Depuis des temps immémoriaux, les audiences du tribunal de grande instance de Colmar se tiennent sous le visage souffrant d’un Christ en croix. Cette particularité remonte à l’Ancien Régime : les séances du Conseil Souverain de Colmar (la haute cour de justice de l’époque) se tenaient déjà en présence d’un crucifix.

Après plus de 200 ans (voire plus, le crucifix datant apparemment du XVIIe siècle) de bons et loyaux services, cet été notre Jésus a soudainement été décroché et relégué derrière une armoire, puis dans un obscur couloir du tribunal.

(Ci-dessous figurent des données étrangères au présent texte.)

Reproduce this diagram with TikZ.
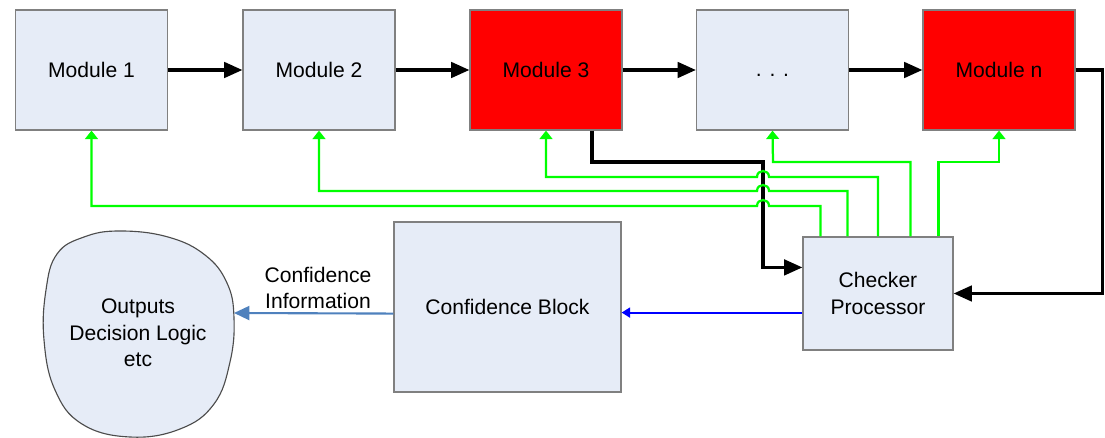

Pourquoi tant d’ingratitude ? Eh bien, il semblerait que les tenants d’une laïcité pure et dure ne supportent plus ce particularisme local, Colmar devant coute que coute se conformer à la norme : Marianne et que Marianne, Jésus au placard !

Pourtant par le passé cette présence du Christ dans les prétoires avait déjà été discutée et au final un consensus avait été dégagé : Jésus et Marianne ne formaient pas un couple illégitime et avaient tous deux droit de cité en salle d’audience.

Pourquoi soudainement raviver ce vieux débat ? L’Alsace-Moselle est pourtant une terre où laïcité et religion font bon ménage au point que certains en « vieille France » en viennent à préconiser l’enseignement des religions à l’école publique comme en Alsace-Moselle.

Cette conception étroite voire extrémiste de la laïcité, au risque de remettre en cause un équilibre séculaire, n’annonce rien de bon. Le particularisme alsacien-mosellan gêne manifestement. A nous de le défendre avant que l’Alsace-Moselle ne se voit fondue dans un grand tout insipide.